There’s a lot more to Britt. She has this disarming conversational habit of starting her answer to questions she likes with, “Yeah, yeah,” to let you know she gets what you’re asking. Or interjecting her sentences with an equally disarming laugh that often comes while she finishes her sentences. She starts talking really quickly within the laugh, a speaking trait she is working on for her Truman interview. Her favorite movie is “Amelie,” a French film about a young woman who cultivates her confidence by putting herself in new experiences and coming out ahead.

Hobbies?

“Yeah, YEAH!” she says, with that laugh. “They’re really entwined with my work.  That’s where my social network lies. But I really like walking around the city (more laughing), which sounds like it’s not very fun. But I just enjoy doing that.”

The photo used for this story?

“My friend took that a while ago, and she was making me laugh,” which is followed by ample laughing. “So …”

A graduate of Marcellus High School near Syracuse and the daughter of Margaret and Eric Britt, she talks in her signature impassioned and almost soliloquy-ready way about her maternal grandmother, Virginia Helms, now 85, who was “very good at telling stories” that would transport her to another time and place. Britt started her college career as a journalist, so she is no storytelling slouch, either.

Virginia Helms’ husband left her after she moved to Rochester from Philadelphia, leaving her to care for their four children alone, her granddaughter says.

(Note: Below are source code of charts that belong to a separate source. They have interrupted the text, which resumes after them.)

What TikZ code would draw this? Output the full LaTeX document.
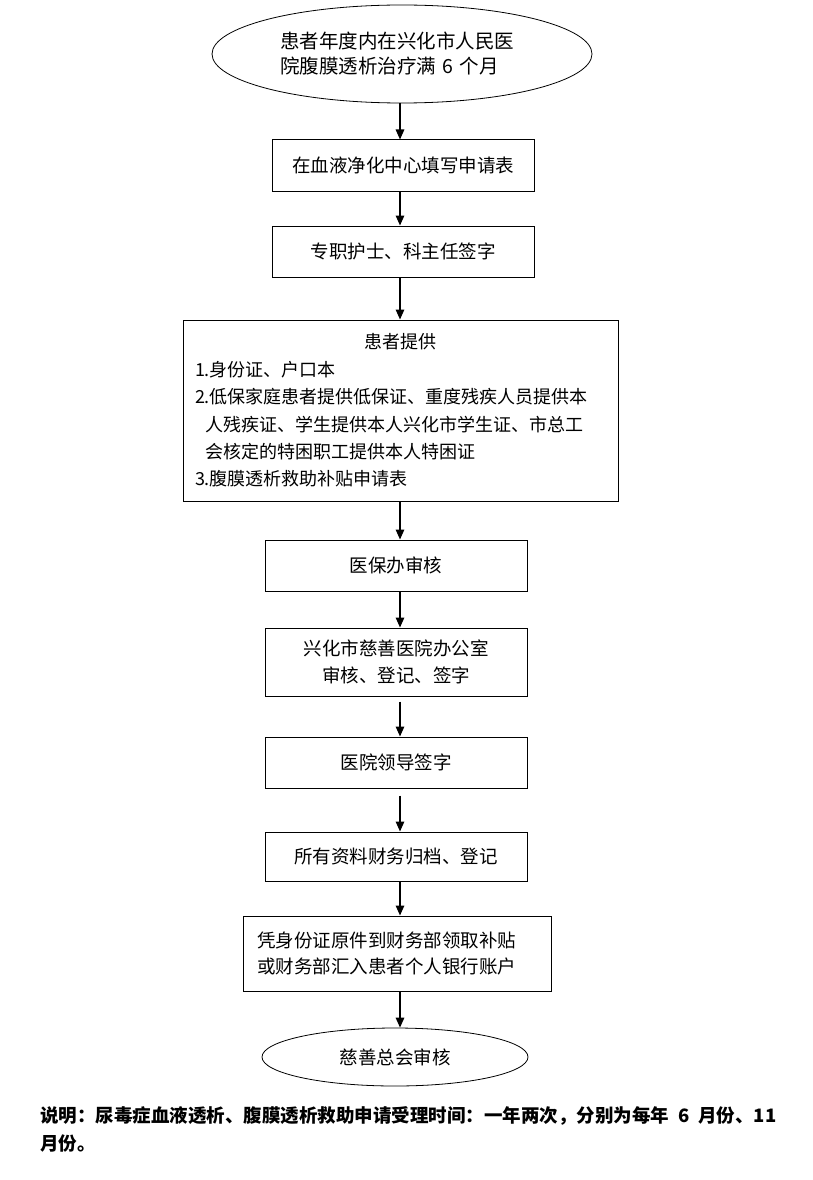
\documentclass[tikz,border=0pt]{standalone}
\usepackage{fontspec}
\usepackage{tikz}
\usetikzlibrary{shapes.geometric,arrows.meta}
\newfontfamily\cjk{Noto Sans CJK SC}

\begin{document}
\begin{tikzpicture}[x=1pt, y=-1pt,
  stepbox/.style={draw, line width=1pt, inner sep=0pt, align=center, font=\cjk\fontsize{18.5}{26.5}\selectfont},
  termoval/.style={draw, ellipse, line width=0.8pt, inner sep=0pt, align=center, font=\cjk\fontsize{18.5}{25}\selectfont},
  flow/.style={line width=1.5pt, -{Triangle[length=10pt, width=8.5pt]}}]
  \useasboundingbox (0,0) rectangle (813,1180);
  \coordinate (spine) at (400,0);

  \node[termoval, minimum width=380pt, minimum height=98pt, text width=244pt, align=left, font=\cjk\fontsize{19.5}{25}\selectfont] (start) at (402,54) {患者年度内在兴化市人民医\\院腹膜透析治疗满 6 个月};
  \node[stepbox, minimum width=262pt, minimum height=51pt] (form) at (403,165.5) {在血液净化中心填写申请表};
  \node[stepbox, minimum width=262pt, minimum height=51pt] (sign) at (403,251.5) {专职护士、科主任签字};
  \node[stepbox, minimum width=435pt, minimum height=181pt, text width=411pt, align=left, font=\cjk\fontsize{18}{27.4}\selectfont] (supply) at (400.5,410.5) {\makebox[\linewidth]{患者提供}\\
    1.身份证、户口本\\
    2.低保家庭患者提供低保证、重度残疾人员提供本\\
    \hspace*{10pt}人残疾证、学生提供本人兴化市学生证、市总工\\
    \hspace*{10pt}会核定的特困职工提供本人特困证\\
    3.腹膜透析救助补贴申请表};
  \node[stepbox, minimum width=262pt, minimum height=51pt] (insure) at (396,565.5) {医保办审核};
  \node[stepbox, minimum width=262pt, minimum height=68pt] (charity) at (396,662) {兴化市慈善医院办公室\\审核、登记、签字};
  \node[stepbox, minimum width=262pt, minimum height=51pt] (leader) at (396,762.5) {医院领导签字};
  \node[stepbox, minimum width=262pt, minimum height=49pt] (archive) at (396,856.5) {所有资料财务归档、登记};
  \node[stepbox, minimum width=308pt, minimum height=75pt, text width=280pt, align=left] (payout) at (397,953.5) {凭身份证原件到财务部领取补贴\\或财务部汇入患者个人银行账户};
  \node[termoval, minimum width=266pt, minimum height=58pt] (finish) at (395,1057) {慈善总会审核};

  \foreach \a/\b in {start/form, form/sign, sign/supply, supply/insure, insure/charity, archive/payout, payout/finish}
    \draw[flow] (\a.south -| spine) -- (\b.north -| spine);
  \draw[flow, shorten <=5pt] (charity.south -| spine) -- (leader.north -| spine);
  \draw[flow, shorten <=7pt] (leader.south -| spine) -- (archive.north -| spine);

  \node[anchor=west, inner sep=0pt, align=left, font=\cjk\bfseries\fontsize{18.5}{28}\selectfont] (note) at (40,1129) {说明：尿毒症血液透析、腹膜透析救助申请受理时间：一年两次，分别为每年\hspace{9pt}6\hspace{9pt}月份、11\\月份。};
\end{tikzpicture}
\end{document}
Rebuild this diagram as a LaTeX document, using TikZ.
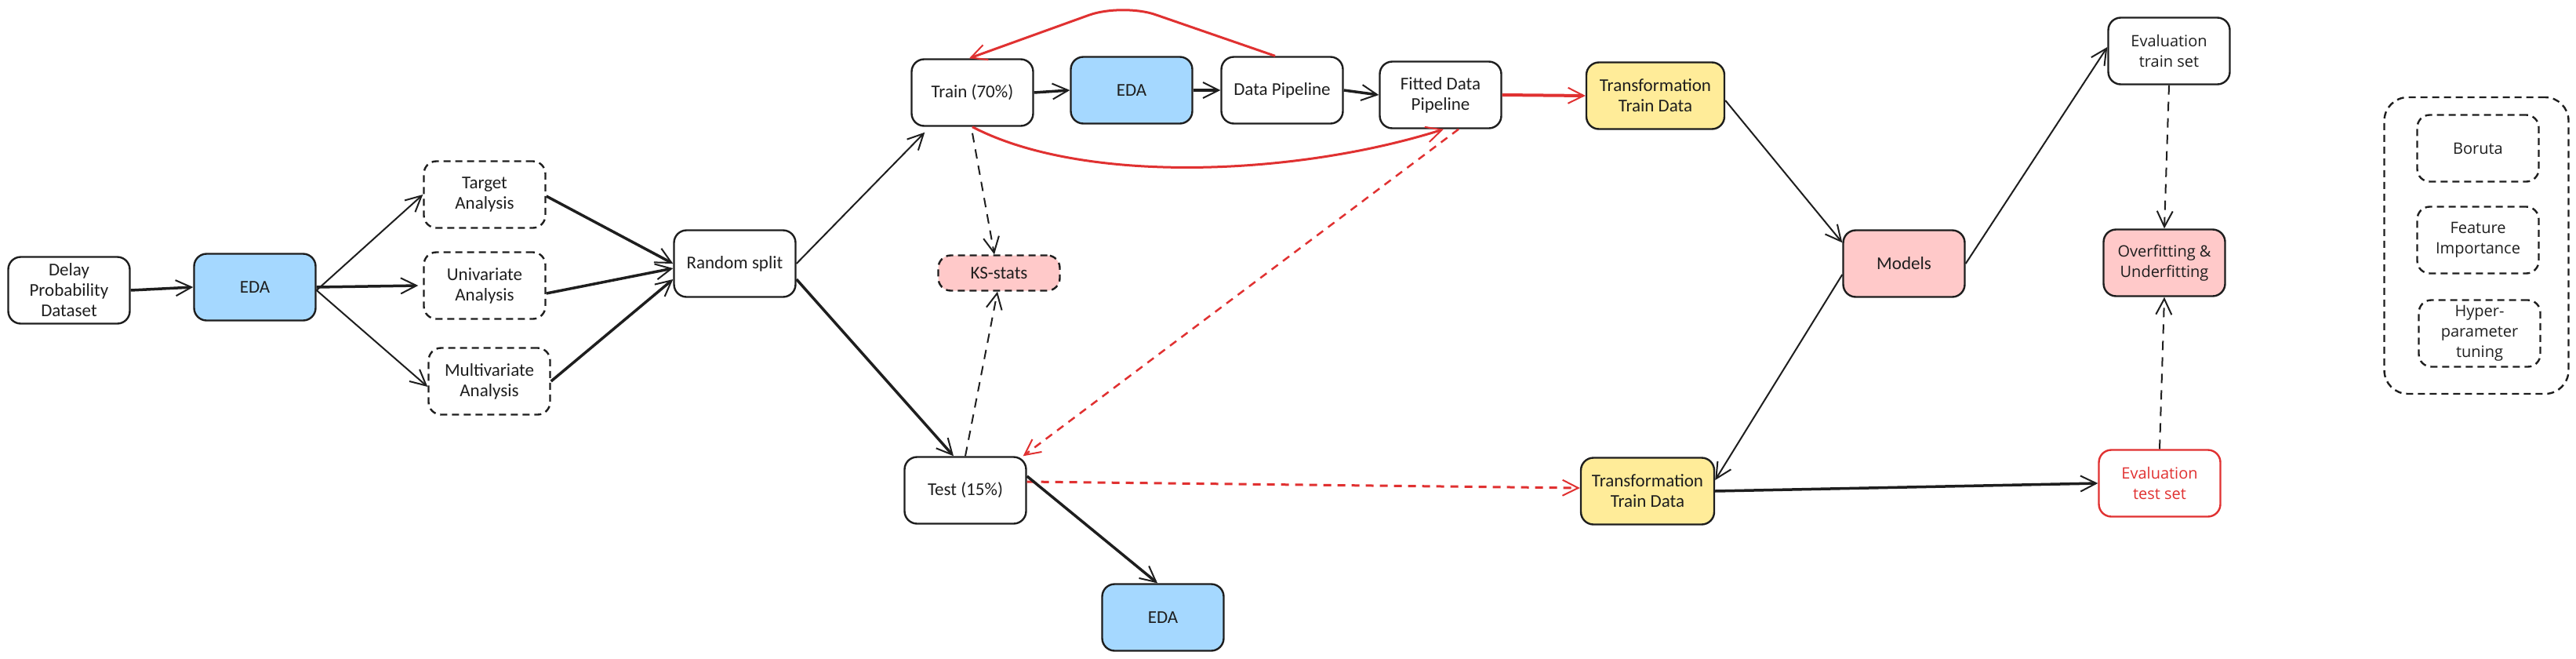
\documentclass[tikz,border=0pt]{standalone}
\usepackage{fontspec}
\setmainfont{Carlito}
\newfontfamily\rfont{Open Sans}
\usetikzlibrary{arrows.meta,calc}
\definecolor{ink}{HTML}{1E1E1E}
\definecolor{bluefill}{HTML}{A5D8FF}
\definecolor{yellowfill}{HTML}{FFEC99}
\definecolor{pinkfill}{HTML}{FFC9C9}
\definecolor{redink}{HTML}{E03131}
\tikzset{
  box/.style={draw=ink, line width=2.4pt, rounded corners=16pt, minimum width=155pt,
    minimum height=85pt, align=center, inner sep=0pt, text=ink,
    font=\fontsize{23}{26}\selectfont},
  rbox/.style={box, font=\rfont\fontsize{20}{26}\selectfont},
  dbox/.style={box, dash pattern=on 9pt off 6pt},
  rdbox/.style={rbox, dash pattern=on 9pt off 6pt},
  blue/.style={fill=bluefill},
  yellow/.style={fill=yellowfill},
  pink/.style={fill=pinkfill},
  tip/.style={-{Straight Barb[length=20pt,width=20pt,line width=2pt]}},
  arr/.style={tip, draw=ink, line width=2pt},
  tarr/.style={tip, draw=ink, line width=3.5pt},
  darr/.style={arr, dash pattern=on 12pt off 9pt},
  rarr/.style={tip, draw=redink, line width=3pt},
  rdarr/.style={rarr, line width=2.5pt, dash pattern=on 10pt off 8pt},
}
\begin{document}
\begin{tikzpicture}[x=1pt,y=-1pt]
\useasboundingbox (0,0) rectangle (3285,839);
% nodes
\node[box] (delay) at (88,370) {Delay\\Probability\\Dataset};
\node[box,blue] (eda1) at (325,366) {EDA};
\node[dbox] (target) at (618,248) {Target\\Analysis};
\node[dbox] (uni) at (618,364) {Univariate\\Analysis};
\node[dbox] (multi) at (624,486) {Multivariate\\Analysis};
\node[box] (random) at (937,336) {Random split};
\node[box] (train) at (1240,118) {Train (70\%)};
\node[box,blue] (eda2) at (1443,115) {EDA};
\node[box] (dp) at (1635,115) {Data Pipeline};
\node[box] (fitted) at (1837,121) {Fitted Data\\Pipeline};
\node[box,yellow,minimum width=176pt] (trtop) at (2111,122) {Transformation\\Train Data};
\node[dbox,pink,minimum height=45pt] (ks) at (1274,348) {KS-stats};
\node[box] (test) at (1231,625) {Test (15\%)};
\node[box,blue] (eda3) at (1483,787) {EDA};
\node[box,yellow,minimum width=170pt] (trbot) at (2101,626) {Transformation\\Train Data};
\node[box,pink] (models) at (2428,336) {Models};
\node[rbox] (evtrain) at (2766,65) {Evaluation\\train set};
\node[rbox,pink] (overfit) at (2760,335) {Overfitting \&\\Underfitting};
\node[rbox,draw=redink,text=redink] (evtest) at (2754,616) {Evaluation\\test set};
\node[rdbox,minimum width=235pt,minimum height=378pt,rounded corners=30pt] (group) at (3158,313) {};
\node[rdbox] (boruta) at (3160,189) {Boruta};
\node[rdbox] (feat) at (3160,306) {Feature\\Importance};
\node[rdbox] (hyper) at (3162,425) {Hyper-\\parameter\\tuning};
\coordinate (peak) at (1431,4);
% connectors
\draw[tarr] (delay.east) -- (eda1.west);
\draw[arr] ([yshift=-4pt]eda1.east) -- (target.west);
\draw[tarr] (eda1.east) -- ([xshift=-6pt]uni.west);
\draw[arr] ([yshift=-4pt]eda1.east) -- ([yshift=-7pt]multi.west);
\draw[tarr] ([yshift=-2pt]target.east) -- (random.west);
\draw[tarr] ([yshift=-10pt]uni.east) -- ([yshift=-6pt]random.west);
\draw[tarr] (multi.east) -- ([yshift=-20pt]random.west);
\draw[arr] (random.east) -- ([xshift=18pt,yshift=-7pt]train.south west);
\draw[tarr] ([yshift=-20pt]random.east) -- ([xshift=-15pt]test.north);
\draw[tarr] (train.east) -- (eda2.west);
\draw[tarr] (eda2.east) -- (dp.west);
\draw[tarr] (dp.east) -- (fitted.west);
\draw[rarr, rounded corners=45pt] ([xshift=-9pt]dp.north) -- (peak) -- ([xshift=-4pt]train.north);
\draw[rarr] (train.south) .. controls (1380,235) and (1650,225) .. ([xshift=4pt]fitted.south);
\draw[rarr,line width=4pt] (fitted.east) -- (trtop.west);
\draw[darr] ([yshift=-8pt]train.south) -- ([xshift=-6pt]ks.north);
\draw[darr] (test.north) -- ([xshift=-2pt]ks.south);
\draw[rdarr] ([xshift=23pt]fitted.south) -- ([xshift=-5pt]test.north east);
\draw[rdarr,line width=3pt] ([yshift=11pt]test.east) -- ([yshift=4pt]trbot.west);
\draw[tarr] ([yshift=18pt]test.east) -- ([xshift=-7pt]eda3.north);
\draw[arr] ([yshift=-6pt]trtop.east) -- ([yshift=-17pt]models.north west);
\draw[arr] (models.east) -- ([yshift=5pt]evtrain.west);
\draw[arr] ([yshift=-14pt]models.west) -- ([yshift=14pt]trbot.east);
\draw[tarr] (trbot.east) -- (evtest.west);
\draw[darr] (evtrain.south) -- (overfit.north);
\draw[darr] (evtest.north) -- (overfit.south);
\end{tikzpicture}
\end{document}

“She’ll tell you how tough it was getting by as a single mom and how simpler it was when she was a kid,” Britt wrote in her Truman application. “She’ll follow that with a story about the time she got hit by a car when she was 8 years old, putting things in perspective.

“Virginia’s youngest child is my mother. My mother will tell me about what it meant to grow up in her household. She’ll tell me about being a latchkey kid, walking two miles from the bus stop with fists full of groceries, climbing through the second-story window to avoid a landlord, and trying to hide every time my grandmother took out the food stamps in the grocery line.

“She’ll point to an empty parking lot on Avenue D where one of her family’s apartments used to be, now with crumbled and boarded houses surrounding it. I didn’t grow up poor. I never worried about when my mom would come home from her job, if the bus would be late, or the look on the cashier’s face as my family received public assistance. I come from financial stability and I can’t pretend that I know firsthand what it’s like to be impoverished.

“I pursue public service almost selfishly. I don’t understand why I’ve been fortunate to receive what I have. I can picture my mother there, and I realize that I’m separated by just a generation.

“A career in community development allows me to feel in some strange way a sort of control of the situation, giving me the ability to feel as if I’m part of a solution for mothers and grandmothers like my own. It hammers away at that pit in my stomach, and reminds me of the importance of knowing where you come from and where you need to take your story next.”

READER COMMENT

Britt, you are to be deeply congratulated for being of great help and service to the less affluent. I mean that sincerely.

 

Unselfishness is a trait that will serve you throughout life, but also keep in mind that you are not obligated to sacrifice yourself beyond your means or energy, or indefinitely. Public service can be very rewarding, but also demanding, and you are entitled to your own happiness as well.

 

Just pay attention to what your heart tells you as you continue on your journey. Best of luck.